From a naturalistic or holistic perspective, if the world is truly “dog-eat-dog”—where the strong thrive and the weak falter—then doesn’t modern medicine, in some cases, undercut this reality? Consider diseases like cancer or conditions like obesity, which modern interventions aim to mitigate. Have we inadvertently created a society that selects for the sickly, one where the mean deviates toward the lowest common denominator in pursuit of safety and comfort?
But what does any of this have to do with midwifery?
It brings me back to childbirth. For centuries—millennia—women gave birth naturally, without intervention. Does an elephant consult an “elephant doctor” to plan her delivery? Does she induce labor when the calf isn’t born by a specific date? No. The elephant instinctively knows what to do. She possesses a natural maternal wisdom, a knowledge that, for humans, was once intrinsic and passed down through generations.

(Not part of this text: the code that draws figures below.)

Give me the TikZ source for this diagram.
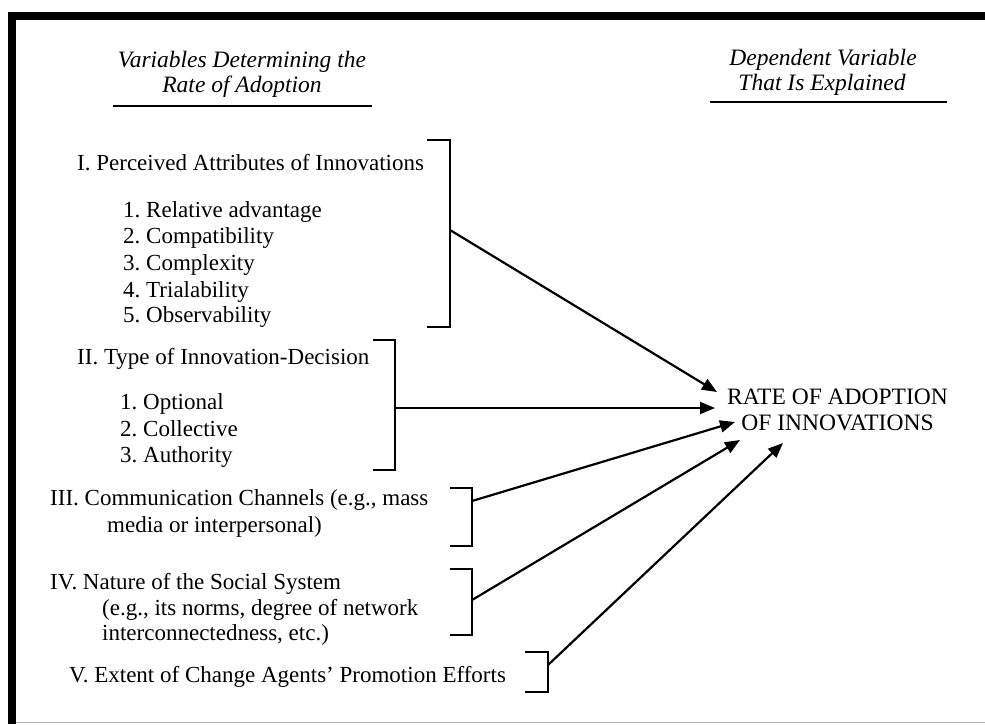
\documentclass[tikz,border=0pt]{standalone}
\usepackage{fontspec}
\setmainfont{Liberation Serif}
\usetikzlibrary{arrows.meta}
\frenchspacing
\begin{document}
\begin{tikzpicture}[x=1pt,y=-1pt,
  txt/.style={anchor=base west, inner sep=0pt, font=\fontsize{23}{26.5}\selectfont},
  ttl/.style={anchor=base, inner sep=0pt, font=\fontsize{23.5}{25}\selectfont\itshape},
  rule/.style={line width=2pt},
  brk/.style={line width=2.2pt},
  arr/.style={line width=2.2pt, -{Triangle[length=15pt,width=12pt]}}]
\useasboundingbox (0,0) rectangle (985,724);
\fill[black] (8,12) rectangle (985,20);
\fill[black] (8,12) rectangle (16,724);
\draw[black!30, line width=1.5pt] (16,722.5) -- (985,722.5);
% titles
\node[ttl] (t1a) at (242,67) {Variables Determining the};
\node[ttl] (t1b) at (242,92) {Rate of Adoption};
\draw[rule] (113,106) -- (372,106);
\node[ttl] (t2a) at (823,65) {Dependent Variable};
\node[ttl] (t2b) at (822,90) {That Is Explained};
\draw[rule] (710,102) -- (947,102);
% group I
\node[txt] (g1) at (77,170) {I. Perceived Attributes of Innovations};
\node[txt] (g1a) at (123,217) {1. Relative advantage};
\node[txt] (g1b) at (123,243) {2. Compatibility};
\node[txt] (g1c) at (123,270) {3. Complexity};
\node[txt] (g1d) at (123,297) {4. Trialability};
\node[txt] (g1e) at (123,322) {5. Observability};
% group II
\node[txt] (g2) at (77,364) {II. Type of Innovation-Decision};
\node[txt] (g2a) at (120,409) {1. Optional};
\node[txt] (g2b) at (120,436) {2. Collective};
\node[txt] (g2c) at (120,462) {3. Authority};
% group III
\node[txt] (g3) at (50,505) {III. Communication Channels (e.g., mass};
\node[txt] (g3b) at (107,532) {media or interpersonal)};
% group IV
\node[txt] (g4) at (50,589) {IV. Nature of the Social System};
\node[txt] (g4b) at (102,615) {(e.g., its norms, degree of network};
\node[txt] (g4c) at (102,640) {interconnectedness, etc.)};
% group V
\node[txt] (g5) at (69,682) {V. Extent of Change Agents' Promotion Efforts};
% brackets
\draw[brk] (427,140) -| (450,327) -- (427,327);
\draw[brk] (373,340) -| (395,470) -- (373,470);
\draw[brk] (450,488) -| (472,546) -- (450,546);
\draw[brk] (450,569) -| (472,635) -- (450,635);
\draw[brk] (525,652) -| (548,692) -- (525,692);
\coordinate (b1) at (450,230);
\coordinate (b2) at (395,408);
\coordinate (b3) at (472,501);
\coordinate (b4) at (472,600);
\coordinate (b5) at (548,665);
% target
\node[align=center, inner sep=0pt, font=\fontsize{23.5}{26}\selectfont] (rate) at (837.5,410) {RATE OF ADOPTION\\OF INNOVATIONS};
\coordinate (a1) at (717,392);
\coordinate (a2) at (715,408);
\coordinate (a3) at (735,422);
\coordinate (a4) at (740,440);
\coordinate (a5) at (783,443);
\draw[arr] (b1) -- (a1);
\draw[arr] (b2) -- (a2);
\draw[arr] (b3) -- (a3);
\draw[arr] (b4) -- (a4);
\draw[arr] (b5) -- (a5);
\end{tikzpicture}
\end{document}
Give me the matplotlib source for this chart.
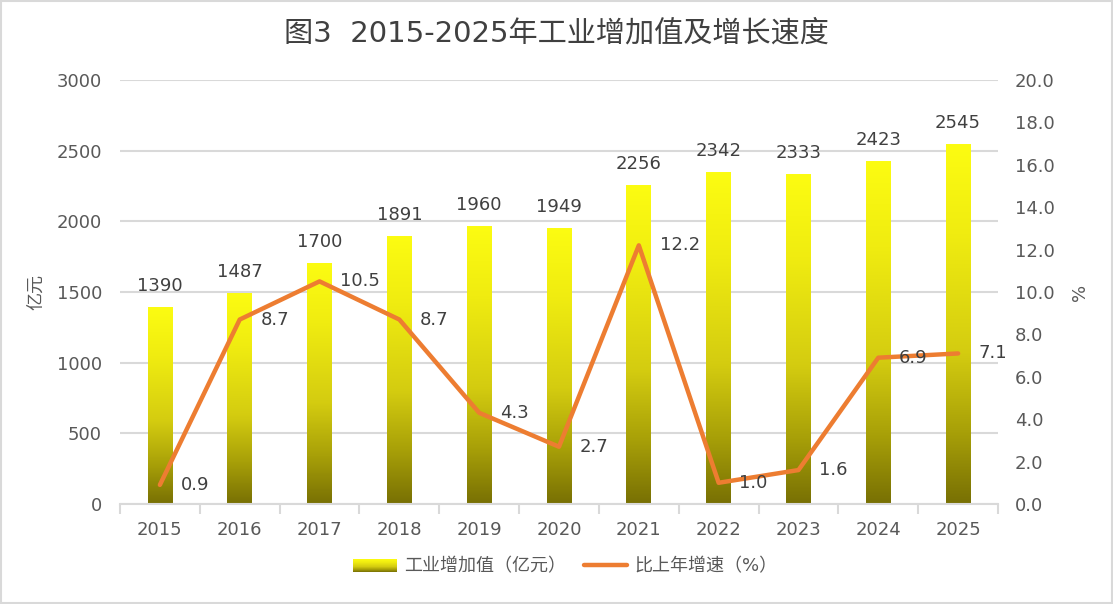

Yet, at some point—likely in the late 19th century—this natural wisdom was supplanted by obstetrics and the medicalized hospital birth. Intervention became the norm. Medicine shifted away from holism—treating the person as a whole—toward atomism: breaking down the human experience into isolated, manageable parts. Pregnancy and childbirth, once sacred and deeply personal, became clinical processes to be managed, scheduled, and optimized.

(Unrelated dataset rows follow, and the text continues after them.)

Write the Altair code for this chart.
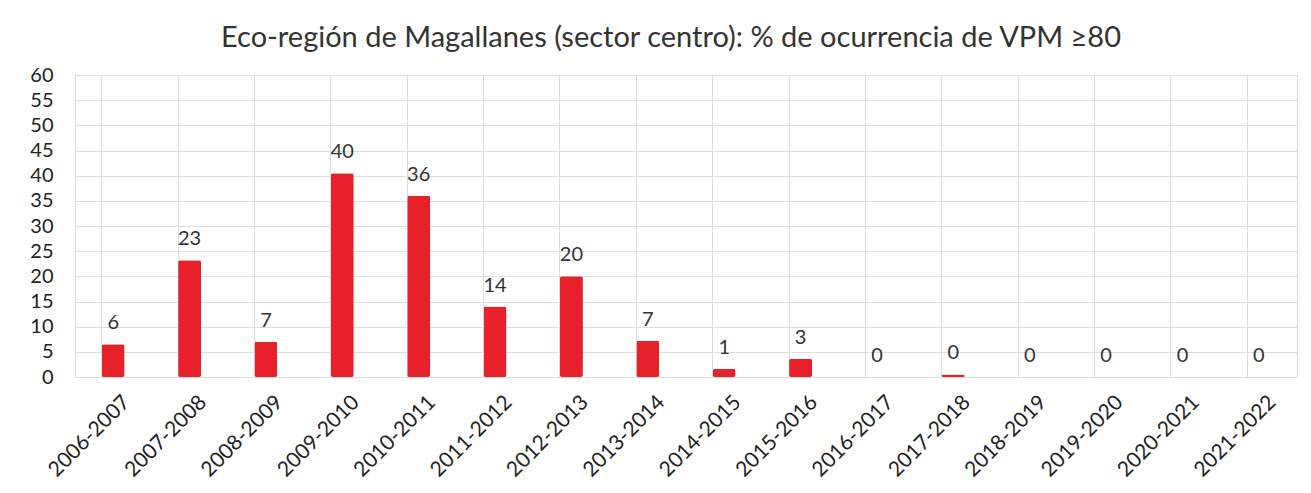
import altair as alt
import pandas as pd

seasons = ["2006-2007", "2007-2008", "2008-2009", "2009-2010", "2010-2011", "2011-2012",
           "2012-2013", "2013-2014", "2014-2015", "2015-2016", "2016-2017", "2017-2018",
           "2018-2019", "2019-2020", "2020-2021", "2021-2022"]
values = [6.5, 23.2, 7.0, 40.5, 36.0, 14.0, 20.0, 7.2, 1.6, 3.6, 0.0, 0.5, 0.0, 0.0, 0.0, 0.0]
labels = ["6", "23", "7", "40", "36", "14", "20", "7", "1", "3", "0", "0", "0", "0", "0", "0"]
y_max = 60
y_tick_count = 12

df = pd.DataFrame({"season": seasons, "value": values, "label": labels})

FONT = "Lato"

x = alt.X("season:N", sort=seasons, title=None,
          scale=alt.Scale(paddingInner=0.7, paddingOuter=0.35),
          axis=alt.Axis(labelAngle=-45, labelAlign="right", labelBaseline="top",
                        labelFontSize=21, labelColor="#222222", labelFont=FONT,
                        ticks=False, domain=False, grid=True, gridColor="#dedede",
                        bandPosition=0, labelPadding=14, labelOffset=6, labelOverlap=False))
y = alt.Y("value:Q", title=None,
          scale=alt.Scale(domain=[0, y_max], nice=False, zero=True),
          axis=alt.Axis(tickCount=y_tick_count, labelFontSize=20, labelColor="#222222",
                        labelFont=FONT, ticks=False, domain=False, gridColor="#dedede",
                        labelPadding=22, labelOverlap=False, labelFlush=False))

base = alt.Chart(df).encode(x=x, y=y)
bars = base.mark_bar(color="#e8202a", cornerRadius=2)
text = base.mark_text(baseline="bottom", dy=-11, fontSize=20, font=FONT,
                      color="#333333").encode(text="label:N")

chart = (bars + text).properties(
    width=1222, height=302,
    padding={"left": 67, "top": 67, "right": 6, "bottom": 108},
    autosize=alt.AutoSizeParams(type="none"),
    title=alt.TitleParams("Eco-región de Magallanes (sector centro): % de ocurrencia de VPM ≥80",
                          fontSize=29, font=FONT, fontWeight="normal", color="#333333",
                          anchor="middle", offset=12, dx=-15),
).configure_view(fill="#f6f6f8", stroke=None).configure(background="white")

chart.save("out.html", embed_options={"renderer": "svg", "actions": False})
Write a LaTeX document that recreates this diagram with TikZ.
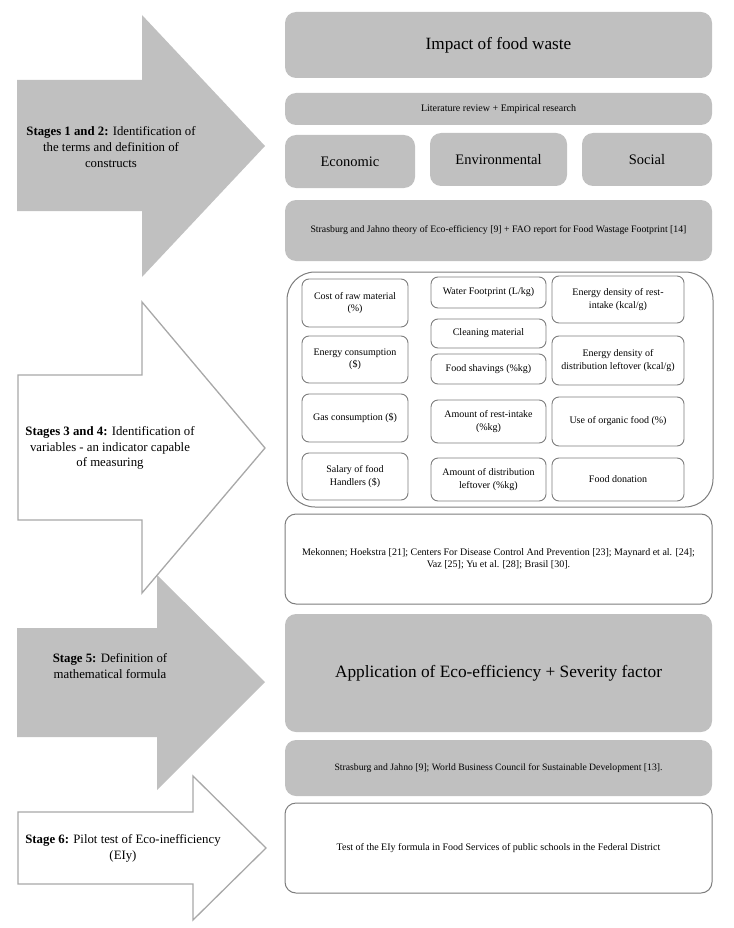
\documentclass[tikz,border=0pt]{standalone}
\usepackage{fontspec}
\setmainfont{Liberation Serif}
\usepackage{tikz}

\definecolor{boxgray}{RGB}{192,192,192}
\definecolor{linegray}{RGB}{125,125,125}
\definecolor{arrowline}{RGB}{168,168,168}

\tikzset{
  graybox/.style={rounded corners=11pt, fill=boxgray, align=center, inner sep=2pt},
  whitebox/.style={rounded corners=11pt, draw=linegray, line width=1pt, fill=white, align=center, inner sep=2pt},
  varbox/.style={rounded corners=7pt, draw=linegray, line width=0.9pt, fill=white, align=center, inner sep=1pt, font=\fontsize{10}{12.5}\selectfont},
  grayarrow/.style={fill=boxgray},
  whitearrow/.style={draw=arrowline, line width=1.3pt, fill=white},
  stagetext/.style={align=center, font=\fontsize{12.8}{15.8}\selectfont}
}

\begin{document}
\begin{tikzpicture}[x=1pt,y=-1pt]
\useasboundingbox (0,0) rectangle (733,928);

% stage arrows
\fill[grayarrow] (17,80)--(142,80)--(142,15)--(265,146)--(142,277)--(142,211)--(17,211)--cycle;
\fill[grayarrow] (17,628)--(157,628)--(157,575)--(265,682)--(157,790)--(157,737)--(17,737)--cycle;
\draw[whitearrow] (18,375)--(142,375)--(142,302)--(265,448)--(142,593)--(142,520)--(18,520)--cycle;
\draw[whitearrow] (18,812)--(193,812)--(193,776)--(266,848)--(193,920)--(193,884)--(18,884)--cycle;

\node[stagetext] (stageA) at (111,147) {\textbf{Stages 1 and 2:} Identification of\\the terms and definition of\\constructs};
\node[stagetext] (stageB) at (110,448) {\textbf{Stages 3 and 4:} Identification of\\variables - an indicator capable\\of measuring};
\node[stagetext] (stageC) at (110,666) {\textbf{Stage 5:} Definition of\\mathematical formula};
\node[stagetext] (stageD) at (123,848) {\textbf{Stage 6:} Pilot test of Eco-inefficiency\\(EIy)};

% stages 1 and 2
\node[graybox, minimum width=427pt, minimum height=66pt, font=\fontsize{17.2}{20}\selectfont] (impact) at (498.5,45) {Impact of food waste};
\node[graybox, minimum width=427pt, minimum height=32pt, font=\fontsize{10}{12}\selectfont] (review) at (498.5,109) {Literature review + Empirical research};
\node[graybox, minimum width=130pt, minimum height=53pt, font=\fontsize{14.5}{17}\selectfont] (economic) at (350,161.5) {Economic};
\node[graybox, minimum width=137pt, minimum height=53pt, font=\fontsize{14.5}{17}\selectfont] (environ) at (498.5,159.5) {Environmental};
\node[graybox, minimum width=130pt, minimum height=53pt, font=\fontsize{14.5}{17}\selectfont] (social) at (647,159.5) {Social};
\node[graybox, minimum width=427pt, minimum height=61pt, font=\fontsize{9.8}{12}\selectfont] (theory) at (498.5,230.5) {Strasburg and Jahno theory of Eco-efficiency [9] + FAO report for Food Wastage Footprint [14]};

% stages 3 and 4
\node[draw=linegray, line width=1pt, rounded corners=28pt, minimum width=426pt, minimum height=235pt] (variables) at (500,389.5) {};

\node[varbox, minimum width=106pt, minimum height=48pt] (rawcost) at (355,303) {Cost of raw material\\(\%)};
\node[varbox, minimum width=106pt, minimum height=47pt] (energy) at (355,359.5) {Energy consumption\\(\$)};
\node[varbox, minimum width=106pt, minimum height=48pt] (gas) at (355,418) {Gas consumption (\$)};
\node[varbox, minimum width=106pt, minimum height=47pt] (salary) at (355,476.5) {Salary of food\\Handlers (\$)};

\node[varbox, minimum width=115pt, minimum height=31pt] (water) at (488.5,292.5) {Water Footprint (L/kg)};
\node[varbox, minimum width=115pt, minimum height=29pt] (cleaning) at (488.5,333.5) {Cleaning material};
\node[varbox, minimum width=115pt, minimum height=30pt] (shavings) at (488.5,369) {Food shavings (\%kg)};
\node[varbox, minimum width=115pt, minimum height=43pt] (restintake) at (488.5,421.5) {Amount of rest-intake\\(\%kg)};
\node[varbox, minimum width=115pt, minimum height=43pt] (leftover) at (488.5,479.5) {Amount of distribution\\leftover (\%kg)};

\node[varbox, minimum width=132pt, minimum height=47pt] (densrest) at (618,299.5) {Energy density of rest-\\intake (kcal/g)};
\node[varbox, minimum width=132pt, minimum height=49pt] (densleft) at (618,360.5) {Energy density of\\distribution leftover (kcal/g)};
\node[varbox, minimum width=132pt, minimum height=49pt] (organic) at (618,421.5) {Use of organic food (\%)};
\node[varbox, minimum width=132pt, minimum height=43pt] (donation) at (618,479.5) {Food donation};

\node[whitebox, minimum width=427pt, minimum height=90pt, font=\fontsize{10}{12.3}\selectfont] (sources) at (498.5,559) {Mekonnen; Hoekstra [21]; Centers For Disease Control And Prevention [23]; Maynard et al. [24];\\Vaz [25]; Yu et al. [28]; Brasil [30].};

% stage 5
\node[graybox, minimum width=427pt, minimum height=118pt, font=\fontsize{17.3}{20}\selectfont] (formula) at (498.5,673) {Application of Eco-efficiency + Severity factor};
\node[graybox, minimum width=427pt, minimum height=56pt, font=\fontsize{9.7}{12}\selectfont] (wbcsd) at (498.5,768) {Strasburg and Jahno [9]; World Business Council for Sustainable Development [13].};

% stage 6
\node[whitebox, minimum width=427pt, minimum height=90pt, font=\fontsize{10}{12}\selectfont] (pilot) at (498.5,848) {Test of the EIy formula in Food Services of public schools in the Federal District};

\end{tikzpicture}
\end{document}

Why do women give birth in hospitals? What compels them to submit to this system? For thousands of years, women knew everything needed to bring life into the world—through instinct, through community, through tradition. But now, pregnancy has been framed as an “inconvenience” or an ordeal to be managed as efficiently as possible.
My musings ultimately finish with this thought: People often think change happens suddenly, but it’s gradual. Every small or big action is a stepping stone toward a new reality. Ted Kaczynski, for all his violence, was a man of action—he understood this. In many respects, I think he was right. His actions highlight the larger problem of our society: peaceful comfort, safety, and the illusion of security have become our prisons. We live like animals on a farm.

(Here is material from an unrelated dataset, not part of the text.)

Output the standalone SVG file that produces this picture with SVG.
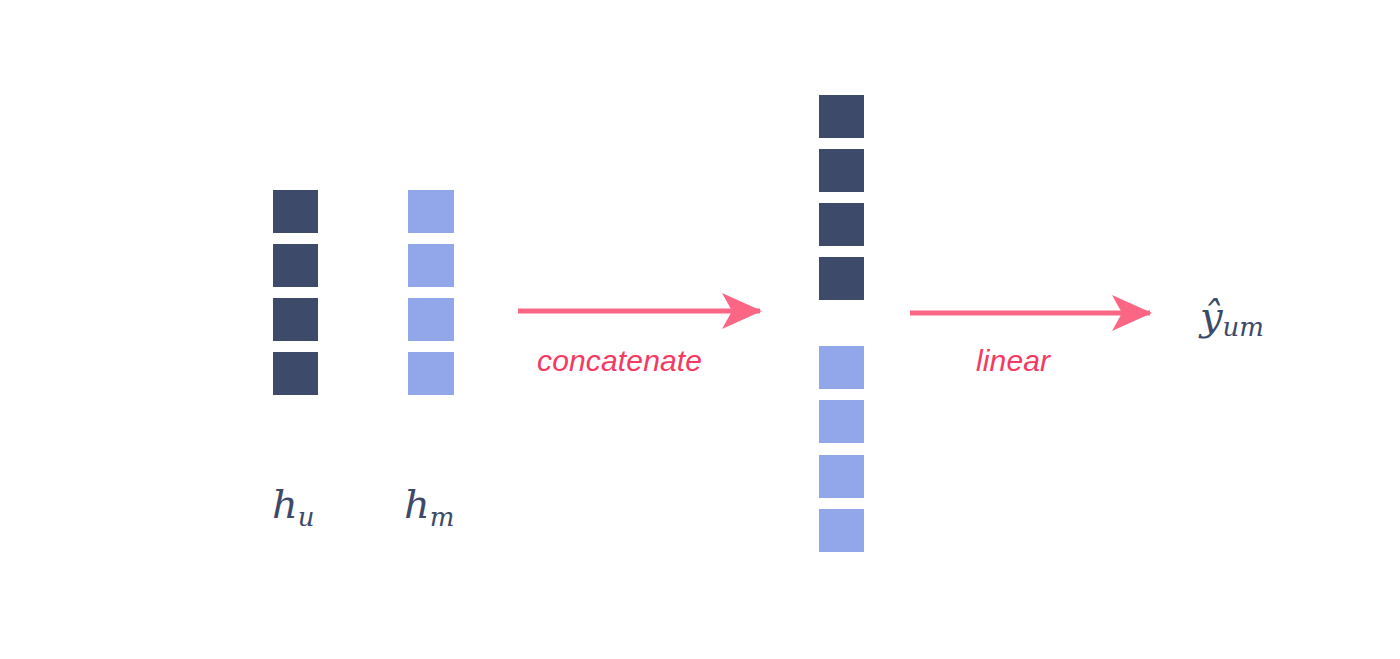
<svg xmlns="http://www.w3.org/2000/svg" width="1400" height="659" viewBox="0 0 1400 659">
<style>
.d{fill:#3d4a69}.l{fill:#91a7ea}
.m{font-family:"DejaVu Serif","Liberation Serif",serif;font-style:italic;fill:#3d4a69}
.t{font-family:"Liberation Sans",sans-serif;font-style:italic;fill:#f43a62;font-size:30px}
.a{stroke:#fb6684;stroke-width:5;fill:none}
</style>
<defs><marker id="ah" markerUnits="userSpaceOnUse" markerWidth="40" markerHeight="40" refX="38" refY="20" orient="auto"><path d="M0,2 L40,20 L0,38 L10,20 Z" fill="#fb6684"/></marker></defs>
<rect width="1400" height="659" fill="#fff"/>
<g id="hu"><rect class="d" x="273" y="190" width="45" height="43"/><rect class="d" x="273" y="244" width="45" height="43"/><rect class="d" x="273" y="298" width="45" height="43"/><rect class="d" x="273" y="352" width="45" height="43"/>
<text class="m" x="272" y="518" font-size="40">h<tspan font-size="26" dy="8">u</tspan></text></g>
<g id="hm"><rect class="l" x="408" y="190" width="46" height="43"/><rect class="l" x="408" y="244" width="46" height="43"/><rect class="l" x="408" y="298" width="46" height="43"/><rect class="l" x="408" y="352" width="46" height="43"/>
<text class="m" x="404" y="518" font-size="40">h<tspan font-size="26" dy="8">m</tspan></text></g>
<g id="concat"><rect class="d" x="819" y="95" width="45" height="43"/><rect class="d" x="819" y="149" width="45" height="43"/><rect class="d" x="819" y="203" width="45" height="43"/><rect class="d" x="819" y="257" width="45" height="43"/>
<rect class="l" x="819" y="346" width="45" height="43"/><rect class="l" x="819" y="400" width="45" height="43"/><rect class="l" x="819" y="455" width="45" height="43"/><rect class="l" x="819" y="509" width="45" height="43"/></g>
<g id="y"><text class="m" x="1200" y="330" font-size="40">ŷ<tspan font-size="26" dy="6">um</tspan></text></g>
<g id="connectors"><line class="a" x1="518" y1="311" x2="760" y2="311" marker-end="url(#ah)"/><line class="a" x1="910" y1="313" x2="1150" y2="313" marker-end="url(#ah)"/>
<text class="t" x="537" y="371" textLength="165">concatenate</text><text class="t" x="976" y="371" textLength="74">linear</text></g>
</svg>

Think about it: a cow is tended to when it needs care, milked when it’s ready, and otherwise left to exist in a controlled environment—until it’s sent to slaughter. Are we really so different? Or consider the zoo animal, stuck in a manufactured habitat, its every need accounted for but its freedom gone. How can we be so sure we’re not just zoo animals to a larger, external force? Perhaps that force is governmental, or cultural, or something even more systemic.
It reminds me of the Pirates of the Caribbean trilogy, particularly the conflict between Jack Sparrow, Davy Jones, and Lord Beckett. Jack represents the free-spirited, untamed possibility of an open ocean—a world without fences, wild and full of opportunity. Davy Jones, with his Lovecraftian power, symbolizes nature’s raw, unyielding force, while Lord Beckett stands for the British Empire’s mastery of subjugation—of bending nature to its will, not living harmoniously with it but controlling it. Humans, I think, are often like Beckett. We don’t unite with nature; we conquer it.
This brings me to my lamentation: I wish we treated people more like human beings—creatures of nature—rather than as entities to be controlled, farmed, and managed. Perhaps that’s not even the core of my grief. Perhaps I’m longing for something deeper—a time long past, or maybe a time that never was. A man out of sync with his era.
For any women reading this, I encourage you to consider a holistic approach to your health—particularly regarding childbirth. We’ve lost so much wisdom, so much connection to our own instincts, and the knowledge passed down through generations. Disclaimer: I am not a medical doctor, and this is just my opinion. Please do your own research and consult professionals before making any decisions about your health.